### THE REQUEST
Leave out the pictures, then reproduce the rest of the material exactly.
=== AVAILABLE DATA ===
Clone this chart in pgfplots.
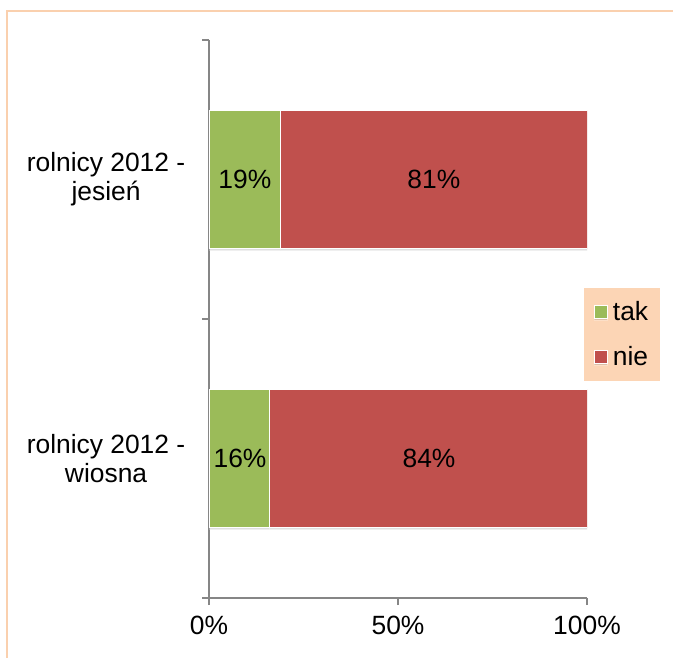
\documentclass[border=0pt]{standalone}
\usepackage{fontspec}
\setmainfont{Liberation Sans}
\usepackage{pgfplots}
\pgfplotsset{compat=1.18}
\usetikzlibrary{shadows}
\definecolor{barGreen}{HTML}{9BBB59}
\definecolor{barRed}{HTML}{C0504D}
\definecolor{axisgray}{HTML}{868686}
\definecolor{legpeach}{HTML}{FCD5B5}
\definecolor{framepeach}{HTML}{FAD0AE}
\newcommand{\chartfont}{\fontsize{19.8}{22}\selectfont}
\begin{document}
\begin{tikzpicture}
\path[use as bounding box] (0pt,0pt) rectangle (504.75pt,-492.75pt);
\begin{scope}[x=0.75pt,y=-0.75pt]
\clip (0,0) rectangle (673,657);
\draw[framepeach, line width=2.2pt] (7,11) rectangle (720,720);
\end{scope}
\begin{axis}[
  at={(156.75pt,-448.5pt)}, anchor=south west,
  scale only axis, width=283.5pt, height=418.5pt,
  xbar stacked, bar width=103.5pt,
  xmin=0, xmax=100, ymin=-0.5, ymax=1.5,
  axis x line*=bottom, axis y line*=left,
  axis line style={draw=axisgray, line width=1pt},
  xtick={0,50,100}, xticklabels={0\%,50\%,100\%},
  ytick={0,1},
  yticklabels={{rolnicy 2012 -\\wiosna},{rolnicy 2012 -\\jesień}},
  minor ytick={-0.5,0.5,1.5},
  tick align=outside,
  major tick length=5.25pt, minor tick length=5.25pt,
  major x tick style={draw=axisgray, line width=1pt},
  major y tick style={draw=none},
  minor y tick style={draw=axisgray, line width=1pt},
  tick label style={font=\chartfont},
  yticklabel style={align=center, xshift=-9pt},
  xticklabel style={yshift=-5pt},
  legend style={at={(0.992,0.556)}, anchor=north west, fill=legpeach, draw=none,
    font=\chartfont, row sep=14pt, inner xsep=7pt, inner ysep=8pt},
  legend cell align=left,
  legend image code/.code={\draw[#1] (0pt,-4.8pt) rectangle (9.75pt,4.8pt);},
  legend style={/tikz/every odd column/.append style={column sep=2pt}},
]
\addplot[fill=barGreen, draw=white, line width=0.75pt,
  drop shadow={shadow xshift=0pt, shadow yshift=-1.5pt, opacity=0.25}]
  coordinates {(16,0) (19,1)};
\addlegendentry{tak}
\addplot[fill=barRed, draw=white, line width=0.75pt,
  drop shadow={shadow xshift=0pt, shadow yshift=-1.5pt, opacity=0.25}]
  coordinates {(84,0) (81,1)};
\addlegendentry{nie}
\end{axis}
\begin{axis}[
  at={(156.75pt,-448.5pt)}, anchor=south west,
  scale only axis, width=283.5pt, height=418.5pt,
  xmin=0, xmax=100, ymin=-0.5, ymax=1.5,
  hide axis,
]
\addplot[draw=none, mark=none, nodes near coords, point meta=explicit symbolic,
  every node near coord/.style={anchor=center, font=\chartfont, text=black}]
  coordinates {(8.2,0)[16\%] (58.2,0)[84\%] (9.5,1)[19\%] (59.5,1)[81\%]};
\end{axis}
\end{tikzpicture}
\end{document}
===
### EXERCISE OUTPUT
Clone this chart in pgfplots.
\documentclass[border=0pt]{standalone}
\usepackage{fontspec}
\setmainfont{Liberation Sans}
\usepackage{pgfplots}
\pgfplotsset{compat=1.18}
\usetikzlibrary{shadows}
\definecolor{barGreen}{HTML}{9BBB59}
\definecolor{barRed}{HTML}{C0504D}
\definecolor{axisgray}{HTML}{868686}
\definecolor{legpeach}{HTML}{FCD5B5}
\definecolor{framepeach}{HTML}{FAD0AE}
\newcommand{\chartfont}{\fontsize{19.8}{22}\selectfont}
\begin{document}
\begin{tikzpicture}
\path[use as bounding box] (0pt,0pt) rectangle (504.75pt,-492.75pt);
\begin{scope}[x=0.75pt,y=-0.75pt]
\clip (0,0) rectangle (673,657);
\draw[framepeach, line width=2.2pt] (7,11) rectangle (720,720);
\end{scope}
\begin{axis}[
  at={(156.75pt,-448.5pt)}, anchor=south west,
  scale only axis, width=283.5pt, height=418.5pt,
  xbar stacked, bar width=103.5pt,
  xmin=0, xmax=100, ymin=-0.5, ymax=1.5,
  axis x line*=bottom, axis y line*=left,
  axis line style={draw=axisgray, line width=1pt},
  xtick={0,50,100}, xticklabels={0\%,50\%,100\%},
  ytick={0,1},
  yticklabels={{rolnicy 2012 -\\wiosna},{rolnicy 2012 -\\jesień}},
  minor ytick={-0.5,0.5,1.5},
  tick align=outside,
  major tick length=5.25pt, minor tick length=5.25pt,
  major x tick style={draw=axisgray, line width=1pt},
  major y tick style={draw=none},
  minor y tick style={draw=axisgray, line width=1pt},
  tick label style={font=\chartfont},
  yticklabel style={align=center, xshift=-9pt},
  xticklabel style={yshift=-5pt},
  legend style={at={(0.992,0.556)}, anchor=north west, fill=legpeach, draw=none,
    font=\chartfont, row sep=14pt, inner xsep=7pt, inner ysep=8pt},
  legend cell align=left,
  legend image code/.code={\draw[#1] (0pt,-4.8pt) rectangle (9.75pt,4.8pt);},
  legend style={/tikz/every odd column/.append style={column sep=2pt}},
]
\addplot[fill=barGreen, draw=white, line width=0.75pt,
  drop shadow={shadow xshift=0pt, shadow yshift=-1.5pt, opacity=0.25}]
  coordinates {(16,0) (19,1)};
\addlegendentry{tak}
\addplot[fill=barRed, draw=white, line width=0.75pt,
  drop shadow={shadow xshift=0pt, shadow yshift=-1.5pt, opacity=0.25}]
  coordinates {(84,0) (81,1)};
\addlegendentry{nie}
\end{axis}
\begin{axis}[
  at={(156.75pt,-448.5pt)}, anchor=south west,
  scale only axis, width=283.5pt, height=418.5pt,
  xmin=0, xmax=100, ymin=-0.5, ymax=1.5,
  hide axis,
]
\addplot[draw=none, mark=none, nodes near coords, point meta=explicit symbolic,
  every node near coord/.style={anchor=center, font=\chartfont, text=black}]
  coordinates {(8.2,0)[16\%] (58.2,0)[84\%] (9.5,1)[19\%] (59.5,1)[81\%]};
\end{axis}
\end{tikzpicture}
\end{document}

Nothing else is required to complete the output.